Retype nothing but the lines from the start of the material up to and including the line with "import * as". Pictures don't belong in the copy.

· · · · · · ·

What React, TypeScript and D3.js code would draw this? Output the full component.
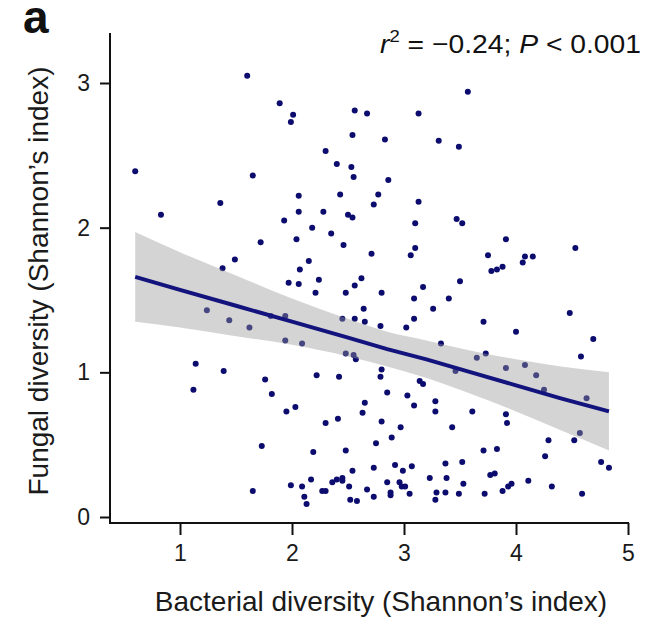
import { useEffect, useRef } from "react";
import * as d3 from "d3";

// bacterial diversity (x) and fungal diversity (y)
const bacterial = [
  1.6, 1.89, 1.99, 2.01, 0.6, 1.65, 1.36, 0.83, 1.93, 1.72, 1.49, 1.38,
  2.56, 2.67, 3.13, 2.54, 2.83, 3.31, 3.49, 2.3, 2.4, 2.53, 2.55, 2.86,
  2.06, 2.43, 2.77, 2.73, 3.13, 2.06, 2.28, 2.5, 2.54, 3.1, 3.47, 3.52,
  2.18, 2.35, 2.04, 2.46, 3.1, 3.06, 2.71, 2.15, 2.07, 2.62, 2.24, 1.97,
  3.5, 3.57, 3.91, 4.53, 3.75, 4.08, 4.15, 4.06, 3.78, 3.83, 3.88,
  1.24, 1.44, 1.62, 1.81, 1.94, 1.94, 1.14, 1.39, 1.76, 1.12, 1.82, 1.95,
  1.73, 1.65, 1.99,
  2.06, 2.56, 2.21, 2.48, 2.8, 3.17, 3.09, 3.4, 2.64, 3.26, 2.56, 2.65,
  2.45, 3.09, 2.79, 3.02, 2.09, 3.33, 2.48, 2.55, 2.57, 2.8, 2.79, 3.46,
  2.22, 2.42, 3.14, 3.17, 2.85, 3.03, 3.09, 3.28, 3.28, 2.65, 2.63, 2.03,
  2.3, 2.41, 2.8, 2.97, 2.89, 2.75, 3.43, 2.19, 2.48, 3.52, 3.37, 2.92,
  3.07, 2.73, 2.54, 2.99, 2.09, 2.17, 2.27, 2.3, 2.36, 2.4, 2.45, 2.45,
  2.51, 2.67, 2.85, 2.96, 2.98, 3.01, 3.23, 3.38, 3.53, 2.11, 2.13, 2.52,
  2.58, 2.73, 2.88, 2.88, 3.05, 3.29, 3.37, 3.49, 3.28,
  3.71, 4.0, 4.48, 4.69, 4.58, 3.65, 3.73, 3.91, 4.08, 4.18, 4.25, 4.63,
  3.61, 3.91, 3.92, 4.29, 4.52, 4.57, 3.71, 3.83, 4.26, 4.76, 4.83, 3.77,
  3.81, 4.11, 4.32, 3.72, 3.88, 3.93, 3.96, 4.59,
];
const fungal = [
  3.05, 2.86, 2.73, 2.78, 2.39, 2.36, 2.17, 2.09, 2.05, 1.9, 1.78, 1.72,
  2.81, 2.79, 2.79, 2.64, 2.61, 2.6, 2.56, 2.53, 2.44, 2.42, 2.35, 2.33,
  2.22, 2.23, 2.23, 2.16, 2.18, 2.11, 2.11, 2.09, 2.07, 2.03, 2.06, 2.03,
  2.0, 1.96, 1.92, 1.88, 1.86, 1.81, 1.82, 1.77, 1.71, 1.65, 1.64, 1.62,
  1.63, 2.94, 1.92, 1.86, 1.81, 1.8, 1.8, 1.76, 1.7, 1.71, 1.73,
  1.43, 1.36, 1.31, 1.39, 1.39, 1.22, 1.06, 1.01, 0.95, 0.88, 0.85, 0.73,
  0.49, 0.18, 0.22,
  1.61, 1.6, 1.55, 1.55, 1.55, 1.59, 1.51, 1.51, 1.44, 1.44, 1.37, 1.35,
  1.37, 1.37, 1.32, 1.31, 1.2, 1.2, 1.13, 1.12, 1.09, 1.02, 0.97, 1.01,
  0.98, 0.97, 0.94, 0.92, 0.86, 0.84, 0.77, 0.8, 0.73, 0.79, 0.72, 0.76,
  0.65, 0.68, 0.66, 0.62, 0.55, 0.51, 0.62, 0.45, 0.46, 0.38, 0.37, 0.36,
  0.35, 0.34, 0.32, 0.32, 0.21, 0.26, 0.18, 0.18, 0.24, 0.26, 0.27, 0.25,
  0.21, 0.19, 0.24, 0.24, 0.21, 0.21, 0.27, 0.27, 0.23, 0.14, 0.09, 0.12,
  0.11, 0.14, 0.17, 0.15, 0.16, 0.17, 0.17, 0.16, 0.12,
  1.35, 1.28, 1.41, 1.23, 1.11, 1.1, 1.13, 1.03, 1.05, 0.98, 0.88, 0.82,
  0.73, 0.71, 0.65, 0.53, 0.53, 0.58, 0.46, 0.47, 0.42, 0.38, 0.34, 0.29,
  0.3, 0.25, 0.21, 0.16, 0.18, 0.21, 0.23, 0.16,
];

// fitted line and its confidence band
const fitX = [0.6, 1.0, 1.5, 2.0, 2.5, 2.85, 3.2, 3.6, 4.0, 4.4, 4.83];
const fitY = [1.66, 1.57, 1.46, 1.35, 1.24, 1.16, 1.09, 1.0, 0.91, 0.82, 0.73];
const bandUpper = [1.97, 1.83, 1.67, 1.51, 1.37, 1.28, 1.22, 1.15, 1.09, 1.04, 1.0];
const bandLower = [1.35, 1.31, 1.25, 1.19, 1.11, 1.04, 0.96, 0.85, 0.73, 0.6, 0.46];

const xTicks = [1, 2, 3, 4, 5];
const yTicks = [0, 1, 2, 3];

const FONT = "'Liberation Sans', Arial, Helvetica, sans-serif";

export default function App() {
  const ref = useRef<SVGSVGElement>(null);

  useEffect(() => {
    if (!ref.current) return;
    const svg = d3.select(ref.current);
    svg.selectAll("*").remove();

    const x = d3.scaleLinear().domain([1, 5]).range([180, 628]);
    const y = d3.scaleLinear().domain([0, 3]).range([517, 83]);
    const axisY = 523;
    const axisX = 110;

    // points first, band sits on top of them (semi-transparent)
    svg
      .append("g")
      .selectAll("circle")
      .data(bacterial.map((b, i) => [b, fungal[i]]))
      .enter()
      .append("circle")
      .attr("cx", (d) => x(d[0]))
      .attr("cy", (d) => y(d[1]))
      .attr("r", 3)
      .attr("fill", "#0c0c6e");

    const band = d3
      .area<number>()
      .x((d) => x(d))
      .y0((_, i) => y(bandLower[i]))
      .y1((_, i) => y(bandUpper[i]))
      .curve(d3.curveMonotoneX);

    svg
      .append("path")
      .datum(fitX)
      .attr("d", band)
      .attr("fill", "#999999")
      .attr("fill-opacity", 0.42);

    const line = d3
      .line<number>()
      .x((d) => x(d))
      .y((_, i) => y(fitY[i]));

    svg
      .append("path")
      .datum(fitX)
      .attr("d", line)
      .attr("fill", "none")
      .attr("stroke", "#13137e")
      .attr("stroke-width", 4);

    // L-shaped frame
    svg
      .append("path")
      .attr("d", `M${axisX},33V${axisY}H${x(5) + 1}`)
      .attr("fill", "none")
      .attr("stroke", "#111")
      .attr("stroke-width", 2);

    const gx = svg
      .append("g")
      .attr("transform", `translate(0,${axisY})`)
      .call(d3.axisBottom(x).tickValues(xTicks).tickSize(12).tickPadding(10).tickFormat(d3.format("d")));
    gx.select(".domain").remove();

    const gy = svg
      .append("g")
      .attr("transform", `translate(${axisX},0)`)
      .call(d3.axisLeft(y).tickValues(yTicks).tickSize(10).tickPadding(10).tickFormat(d3.format("d")));
    gy.select(".domain").remove();

    svg.selectAll(".tick line").attr("stroke", "#111").attr("stroke-width", 2);
    svg
      .selectAll(".tick text")
      .attr("font-family", FONT)
      .attr("font-size", 23)
      .attr("fill", "#1a1a1a");

    // axis titles
    svg
      .append("text")
      .attr("x", 381)
      .attr("y", 611)
      .attr("text-anchor", "middle")
      .attr("font-family", FONT)
      .attr("font-size", 28)
      .attr("fill", "#1a1a1a")
      .text("Bacterial diversity (Shannon\u2019s index)");

    svg
      .append("text")
      .attr("transform", "translate(48,281) rotate(-90)")
      .attr("text-anchor", "middle")
      .attr("font-family", FONT)
      .attr("font-size", 28)
      .attr("fill", "#1a1a1a")
      .text("Fungal diversity (Shannon\u2019s index)");

    // panel letter
    svg
      .append("text")
      .attr("x", 23)
      .attr("y", 33)
      .attr("font-family", FONT)
      .attr("font-size", 46)
      .attr("font-weight", "bold")
      .attr("fill", "#111")
      .text("a");

    // statistics
    const stat = svg
      .append("text")
      .attr("x", 380)
      .attr("y", 53)
      .attr("textLength", 261)
      .attr("lengthAdjust", "spacingAndGlyphs")
      .attr("font-family", FONT)
      .attr("font-size", 26)
      .attr("fill", "#111");
    stat.append("tspan").attr("font-style", "italic").text("r");
    stat.append("tspan").attr("font-size", 17).attr("dy", -11).text("2");
    stat.append("tspan").attr("dy", 11).text(" = \u22120.24; ");
    stat.append("tspan").attr("font-style", "italic").text("P");
    stat.append("tspan").text(" < 0.001");
  }, []);

  return (
    <svg
      ref={ref}
      width={646}
      height={622}
      style={{ position: "absolute", left: 0, top: 0, background: "#fff" }}
    />
  );
}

· · · · · · ·

● Answer to this exercise
What React, TypeScript and D3.js code would draw this? Output the full component.
import { useEffect, useRef } from "react";
import * as d3 from "d3";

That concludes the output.